Ive got the same thing from VIR. Whats odd is that I didnt see any deposits on Mikes car.


----------



## NYC20AE (Jul 2, 2003)

*Re: Brake Vibration from Track Days (sanch0)*

I don't know if steel wool will be enough, probably need to sand it off, but let me know.
Next time out I think I'm going to take off the inner brake dust shield and see if that does anything. Probably not, but .....
And if anyone has any ideas or pictures about running ducts, I'd be interested in seeing them. I'm at a little bit of a loss as to what materials are available. On a past trip to home depot I didn't really see anything that I felt would work well.


----------



## NOVAdub (Jul 28, 2003)

*Re: Brake Vibration from Track Days (NYC20AE)*

Search for posts created by osbornsm. He made some ducts for his R32.


----------



## sanch0 (Oct 27, 2003)

*Re: Brake Vibration from Track Days (NOVAdub)*


_Quote, originally posted by *NYC20AE* »_
I don't know if steel wool will be enough, probably need to sand it off, but let me know.
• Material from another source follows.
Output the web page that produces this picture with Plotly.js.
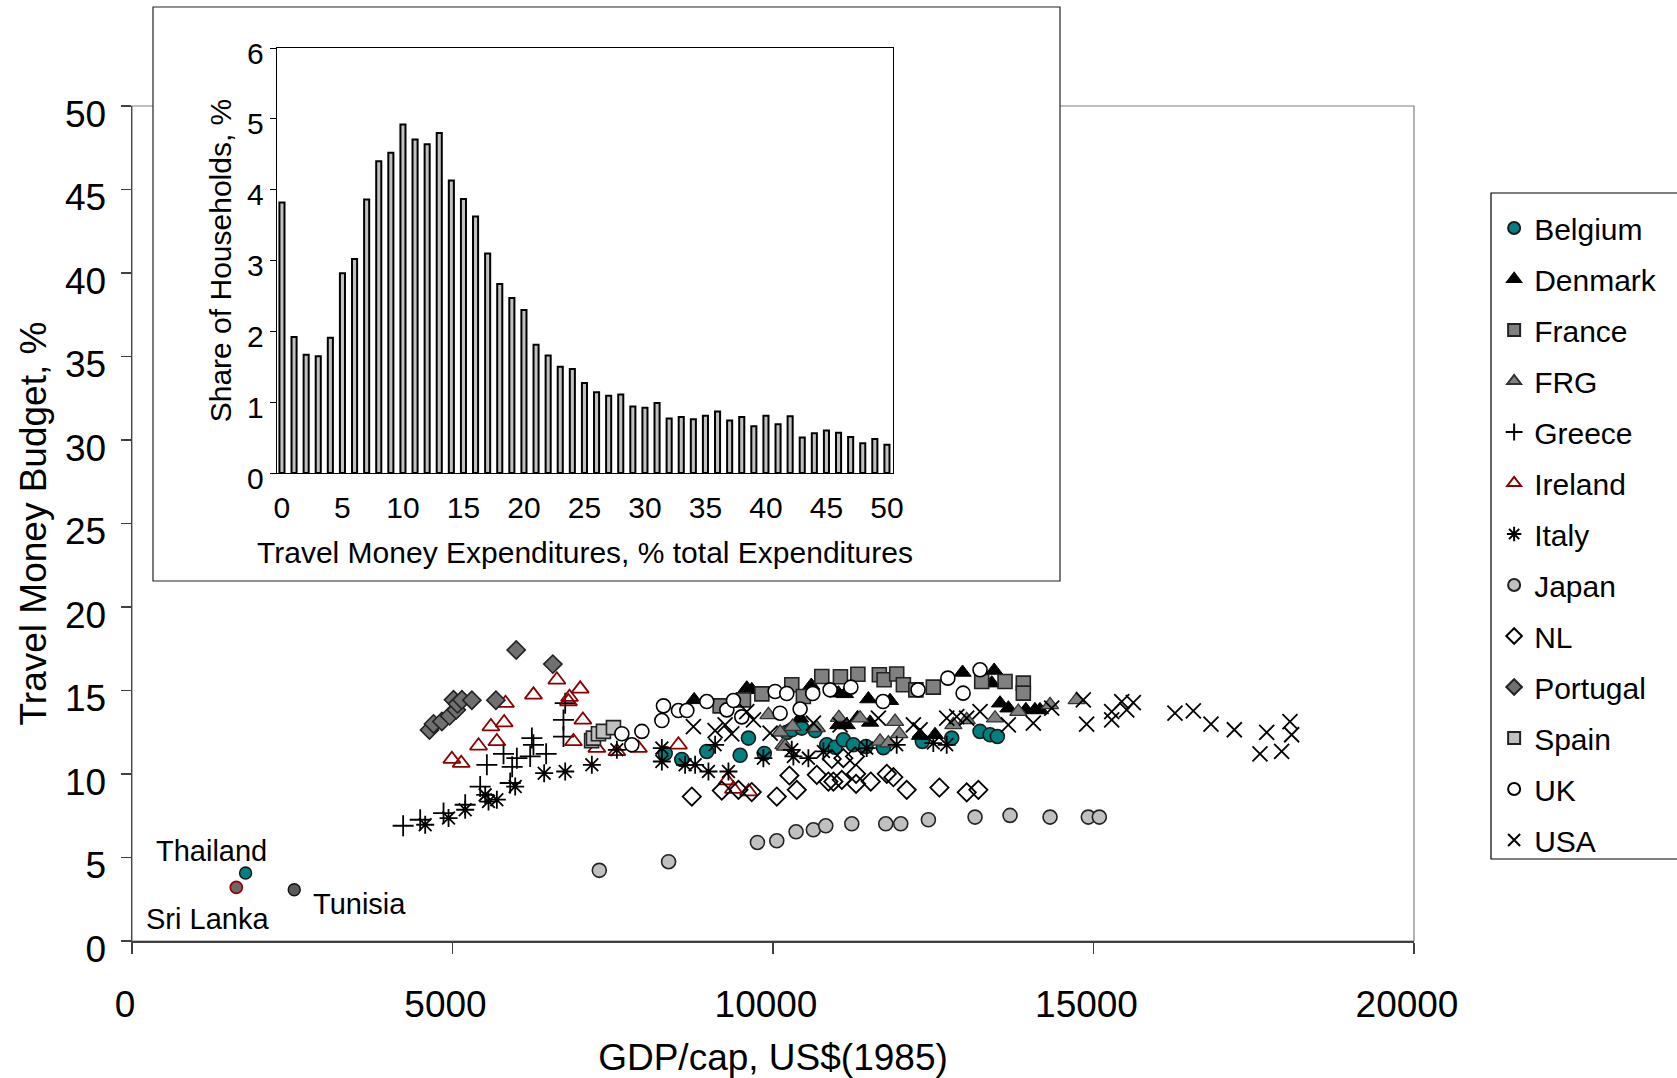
<!DOCTYPE html>
<html><head><meta charset="utf-8">
<script src="https://cdn.plot.ly/plotly-3.0.1.min.js"></script>
<style>html,body{margin:0;padding:0;background:#fff;}#chart{width:1677px;height:1078px;}</style>
</head><body><div id="chart"></div>
<script>
// ---------- Inset histogram data ----------
const histX = [0,1,2,3,4,5,6,7,8,9,10,11,12,13,14,15,16,17,18,19,20,21,22,23,24,25,26,27,28,29,30,31,32,33,34,35,36,37,38,39,40,41,42,43,44,45,46,47,48,49,50];
const histY = [3.82,1.92,1.67,1.65,1.91,2.82,3.02,3.86,4.40,4.52,4.92,4.71,4.64,4.80,4.13,3.87,3.62,3.10,2.67,2.47,2.30,1.81,1.66,1.50,1.47,1.27,1.14,1.09,1.11,0.94,0.92,0.99,0.77,0.79,0.76,0.81,0.87,0.74,0.79,0.66,0.81,0.69,0.80,0.50,0.56,0.60,0.57,0.51,0.42,0.48,0.40];
const histTicks = [0,5,10,15,20,25,30,35,40,45,50];

// ---------- Main scatter data (GDP/cap US$1985, Travel Money Budget %) ----------
const belgiumGdp = [8318,8577,8967,9487,9617,9864,10215,10293,10449,10657,10839,10969,11098,11254,11450,11722,12330,12788,13230,13386,13500];
const belgiumTmb = [11.23,10.87,11.35,11.12,12.15,11.23,12.49,12.65,12.75,12.6,11.75,11.6,12.05,11.75,11.65,11.58,11.95,12.15,12.55,12.35,12.25];

const denmarkGdp = [8770,9591,9669,10423,10597,11020,11124,11020,11151,11320,11515,11488,11826,12294,12528,12957,13412,13450,13542,13672,13945,14087,14165];
const denmarkTmb = [14.44,15.14,15.04,13.34,15.3,14.84,14.8,12.94,12.94,13.37,13.09,14.49,14.39,12.3,12.35,16.08,15.44,16.2,14.24,13.94,13.84,13.84,13.84];

const franceGdp = [9175,9539,9826,10293,10474,10761,11052,11324,11659,11733,11930,12034,12229,12501,13256,13620,13905,13905];
const franceTmb = [14.08,14.44,14.8,15.34,14.64,15.84,15.82,15.97,15.94,15.64,15.99,15.34,15.04,15.2,15.54,15.54,15.44,14.84];

const frgGdp = [9929,10111,10163,10189,10306,10683,11028,11358,11670,11800,11904,11969,12814,13022,13464,13827,14322,14738];
const frgTmb = [13.54,12.5,11.75,11.65,12.84,12.77,13.37,13.34,11.95,11.85,13.14,12.4,12.94,13.24,13.34,13.74,14.14,14.44];

const greeceGdp = [4230,4496,4860,5198,5432,5536,5796,5900,5931,6004,6212,6238,6263,6461,6731,6731,6758];
const greeceTmb = [6.9,7.26,7.66,8.16,9.25,10.55,11.21,9.46,10.43,10.95,11.05,12.15,11.75,11.21,12.24,13.24,14.24];

const irelandGdp = [4990,5136,5406,5599,5692,5806,5827,6263,6628,6809,6825,6887,6992,7034,7252,7564,7901,8525,9280,9383,9620];
const irelandTmb = [10.89,10.65,11.69,12.84,11.95,13.08,14.24,14.74,15.64,14.34,14.6,11.95,15.1,13.24,11.55,11.35,11.55,11.75,9.6,9.1,8.95];

const italyGdp = [4574,4938,5198,5510,5562,5692,5978,6430,6758,7174,7564,8266,8266,8629,8785,8993,9097,9305,9850,10293,10318,10552,10786,11462,11930,12501,12710];
const italyTmb = [6.96,7.36,7.86,8.75,8.35,8.46,9.25,10.05,10.15,10.55,11.45,11.55,10.75,10.55,10.55,10.15,11.75,10.15,10.95,11.45,11.05,10.95,11.35,11.55,11.75,11.85,11.75];

const japanGdp = [7290,8371,9757,10059,10360,10630,10823,11229,11759,11993,12424,13152,13698,14322,14919,15091];
const japanTmb = [4.23,4.75,5.9,6.0,6.54,6.66,6.9,7.02,7.02,7.02,7.26,7.42,7.52,7.42,7.42,7.42];

const nlGdp = [8733,9201,9461,9669,10059,10256,10371,10683,10864,10917,10942,11073,11098,11280,11296,11296,11525,11775,11878,12086,12596,13022,13204];
const nlTmb = [8.65,9.01,9.05,8.92,8.65,9.91,9.05,9.95,9.55,10.9,9.55,9.65,10.95,11.05,10.01,9.41,9.55,10.01,9.81,9.05,9.19,8.9,9.05];

const portugalGdp = [4641,4704,4835,4954,5016,5058,5079,5147,5302,5677,5994,6565];
const portugalTmb = [12.64,13.0,13.14,13.48,14.44,13.84,14.2,14.44,14.42,14.42,17.43,16.58];

const spainGdp = [7170,7199,7277,7355,7511];
const spainTmb = [12.0,12.15,12.41,12.55,12.78];

const ukGdp = [7642,7798,7954,8266,8291,8525,8656,8967,9280,9383,9513,10033,10111,10215,10423,10620,10890,11215,11717,12263,12728,12966,13230];
const ukTmb = [12.41,11.75,12.55,13.2,14.08,13.8,13.8,14.34,13.84,14.4,13.42,14.94,13.64,14.82,13.89,14.82,15.04,15.2,14.34,15.04,15.74,14.84,16.24];

const usaGdp = [8758,9097,9253,9357,9591,9695,9955,10630,11047,11644,12190,12294,12710,12866,13022,13230,13671,14061,14348,14841,14893,15284,15284,15440,15518,15621,16271,16557,16833,17197,17597,17702,17935,18065,18091];
const usaTmb = [12.84,12.6,12.94,12.4,13.74,13.24,12.45,13.04,12.94,13.34,12.94,12.64,13.34,13.44,13.34,13.74,12.94,13.04,13.94,14.44,12.99,13.74,13.24,14.34,13.84,14.28,13.64,13.78,12.99,12.65,11.21,12.49,11.35,13.14,12.35];

// Developing-country single points
const thailandGdp = [1772]; const thailandTmb = [4.07];
const sriLankaGdp = [1627]; const sriLankaTmb = [3.21];
const tunisiaGdp = [2531];  const tunisiaTmb = [3.07];

const mainXTicks = [0,5000,10000,15000,20000];
const mainYTicks = [0,5,10,15,20,25,30,35,40,45,50];
const insetYTicks = [0,1,2,3,4,5,6];

// ---------- Styling ----------
const FONT = 'Arial, "Liberation Sans", sans-serif';
const AX = '#404040';

function sc(name, x, y, marker, showlegend) {
  return {type:'scatter', mode:'markers', name:name, legendgroup:name, x:x, y:y,
          xaxis:'x', yaxis:'y', marker:marker, showlegend:showlegend !== false, hoverinfo:'skip'};
}

const data = [
  sc('Belgium',  belgiumGdp,  belgiumTmb,  {symbol:'circle', size:14, color:'#008080', line:{color:'#1a1a1a', width:1.6}}),
  sc('Denmark',  denmarkGdp,  denmarkTmb,  {symbol:'triangle-up', size:15, color:'#000000', line:{color:'#000000', width:1}}),
  sc('France',   franceGdp,   franceTmb,   {symbol:'square', size:14, color:'#808080', line:{color:'#222222', width:1.6}}),
  sc('FRG',      frgGdp,      frgTmb,      {symbol:'triangle-up', size:15, color:'#808080', line:{color:'#333333', width:1.3}}),
  sc('Greece',   greeceGdp,   greeceTmb,   {symbol:'cross-thin-open', size:15, color:'#000000', line:{color:'#000000', width:1.8}}),
  sc('Ireland',  irelandGdp,  irelandTmb,  {symbol:'triangle-up-open', size:15, color:'#8b0000', line:{color:'#8b0000', width:1.8}}),
  sc('Italy',    italyGdp,    italyTmb,    {symbol:'asterisk-open', size:15, color:'#000000', line:{color:'#000000', width:1.8}}),
  sc('Japan',    japanGdp,    japanTmb,    {symbol:'circle', size:14, color:'#c0c0c0', line:{color:'#222222', width:1.6}}),
  sc('NL',       nlGdp,       nlTmb,       {symbol:'diamond-open', size:14, color:'#000000', line:{color:'#000000', width:1.8}}),
  sc('Portugal', portugalGdp, portugalTmb, {symbol:'diamond', size:14, color:'#707070', line:{color:'#222222', width:1.6}}),
  sc('Spain',    spainGdp,    spainTmb,    {symbol:'square', size:14, color:'#c0c0c0', line:{color:'#222222', width:1.6}}),
  sc('UK',       ukGdp,       ukTmb,       {symbol:'circle', size:14, color:'#ffffff', line:{color:'#000000', width:1.6}}),
  sc('USA',      usaGdp,      usaTmb,      {symbol:'x-thin-open', size:15, color:'#000000', line:{color:'#000000', width:1.8}}),
  sc('Thailand', thailandGdp, thailandTmb, {symbol:'circle', size:12, color:'#008080', line:{color:'#111111', width:1.4}}, false),
  sc('Sri Lanka',sriLankaGdp, sriLankaTmb, {symbol:'circle', size:12, color:'#696969', line:{color:'#990000', width:1.7}}, false),
  sc('Tunisia',  tunisiaGdp,  tunisiaTmb,  {symbol:'circle', size:12, color:'#5a5a5a', line:{color:'#111111', width:1.4}}, false),
  {type:'bar', x:histX, y:histY, xaxis:'x2', yaxis:'y2', width:0.42, showlegend:false, hoverinfo:'skip',
   marker:{color:'#c0c0c0', line:{color:'#000000', width:2}}}
];

// plot area: l=132, r=263 -> width 1282 ; t=40, b=137 -> height 901
const layout = {
  width:1677, height:1078, autosize:false,
  margin:{l:132, r:263, t:40, b:137, pad:0},
  paper_bgcolor:'#ffffff', plot_bgcolor:'rgba(0,0,0,0)',
  font:{family:FONT, color:'#000000'},
  showlegend:true,
  bargap:0,
  xaxis:{domain:[0,1], anchor:'y', range:[0,20000], tickvals:mainXTicks, ticktext:mainXTicks.map(String),
         showline:true, linecolor:AX, linewidth:1.5, ticks:'outside', ticklen:11, tickcolor:AX, tickwidth:1.2,
         showgrid:false, zeroline:false, tickfont:{size:37, family:FONT}, ticklabelstandoff:19, ticklabelshift:-7,
         title:{text:'GDP/cap, US$(1985)', font:{size:37, family:FONT}, standoff:27}},
  yaxis:{domain:[0,0.92675], anchor:'x', range:[0,50], tickvals:mainYTicks, ticktext:mainYTicks.map(String),
         showline:true, linecolor:AX, linewidth:1.5, ticks:'outside', ticklen:10, tickcolor:AX, tickwidth:1.2,
         showgrid:false, zeroline:false, tickfont:{size:37, family:FONT}, ticklabelstandoff:7, ticklabelshift:8,
         title:{text:'Travel Money Budget, %', font:{size:37, family:FONT}, standoff:7}},
  xaxis2:{domain:[0.1131,0.5936], anchor:'y2', range:[-0.41,50.5], tickvals:histTicks, ticktext:histTicks.map(String),
          showline:true, mirror:true, linecolor:'#000000', linewidth:1.3, ticks:'', showgrid:false, zeroline:false,
          tickfont:{size:30, family:FONT}, ticklabelstandoff:8,
          title:{text:'Travel Money Expenditures, % total Expenditures', font:{size:30, family:FONT}, standoff:18}},
  yaxis2:{domain:[0.51942,0.99112], anchor:'x2', range:[0,6], tickvals:insetYTicks, ticktext:insetYTicks.map(String),
          showline:true, mirror:true, linecolor:'#000000', linewidth:1.3, ticks:'outside', ticklen:6, tickcolor:'#000000',
          showgrid:false, zeroline:false, tickfont:{size:30, family:FONT}, ticklabelstandoff:0, ticklabelshift:5,
          title:{text:'Share of Households, %', font:{size:30, family:FONT}, standoff:6}},
  shapes:[
    {type:'rect', xref:'paper', yref:'paper', x0:0, x1:1, y0:0, y1:0.92675, layer:'below',
     line:{color:'#808080', width:1.2}, fillcolor:'rgba(0,0,0,0)'},
    {type:'rect', xref:'paper', yref:'paper', x0:0.01638, x1:0.72387, y0:0.39956, y1:1.03663, layer:'below',
     line:{color:'#222222', width:1.2}, fillcolor:'#ffffff'},
    // legend frame (runs off the right edge of the page, as in the original)
    {type:'rect', xref:'paper', yref:'paper', x0:1.06006, x1:1.25, y0:0.09101, y1:0.83019, layer:'below',
     line:{color:'#000000', width:1.2}, fillcolor:'#ffffff'}
  ],
  legend:{x:1.0625, y:0.8202, xanchor:'left', yanchor:'top', bgcolor:'rgba(0,0,0,0)', borderwidth:0,
          font:{size:30, family:FONT}, tracegroupgap:9, traceorder:'grouped', itemsizing:'constant'},
  annotations:[
    {x:thailandGdp[0], y:thailandTmb[0], xref:'x', yref:'y', text:'Thailand', showarrow:false,
     xanchor:'left', yanchor:'middle', xshift:-92, yshift:22, font:{size:29, family:FONT}},
    {x:sriLankaGdp[0], y:sriLankaTmb[0], xref:'x', yref:'y', text:'Sri Lanka', showarrow:false,
     xanchor:'left', yanchor:'middle', xshift:-92, yshift:-32, font:{size:29, family:FONT}},
    {x:tunisiaGdp[0], y:tunisiaTmb[0], xref:'x', yref:'y', text:'Tunisia', showarrow:false,
     xanchor:'left', yanchor:'middle', xshift:17, yshift:-14, font:{size:29, family:FONT}}
  ]
};

Plotly.newPlot('chart', data, layout, {displayModeBar:false, staticPlot:true});
</script></body></html>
Hm. Good thought, especially since the steel wool I have is 00000.

_Quote, originally posted by *NOVAdub* »_Search for posts created by osbornsm. He made some ducts for his R32. 

Search sucks. It took way too long to find osbornsm's post: http://forums.vwvortex.com/zerothread?id=2031097
After reading that and a couple of other related threads, it seems the ECS 2-piece rotor is a good but expensive choice for cool(er) rotors.


----------



## NYC20AE (Jul 2, 2003)

*Re: Brake Vibration from Track Days (sanch0)*

Nice work on the search! Led me ot this http://public.fotki.com/ttschw...oling/
The pictures didn't work on the R32 thread. 

_Quote, originally posted by *sanch0* »_
After reading that and a couple of other related threads, it seems the ECS 2-piece rotor is a good but expensive choice for cool(er) rotors.

The ECS rotor is more than just expensive. They want $500+ for a set of something that is meant to wear out! That's more than expensive when I can get stock replacements for $120 and spend an afternoon and $50 on parts to get cooler brakes. 


_Modified by NYC20AE at 4:31 PM 11-28-2005_


----------



## phatvw (Aug 29, 2001)

*Re: Brake Vibration from Track Days (NYC20AE)*


_Quote, originally posted by *NYC20AE* »_
The ECS rotor is more than just expensive. They want $500+ for a set of something that is meant to wear out! That's more than expensive when I can get stock replacements for $120 and spend an afternoon and $50 on parts to get cooler brakes. 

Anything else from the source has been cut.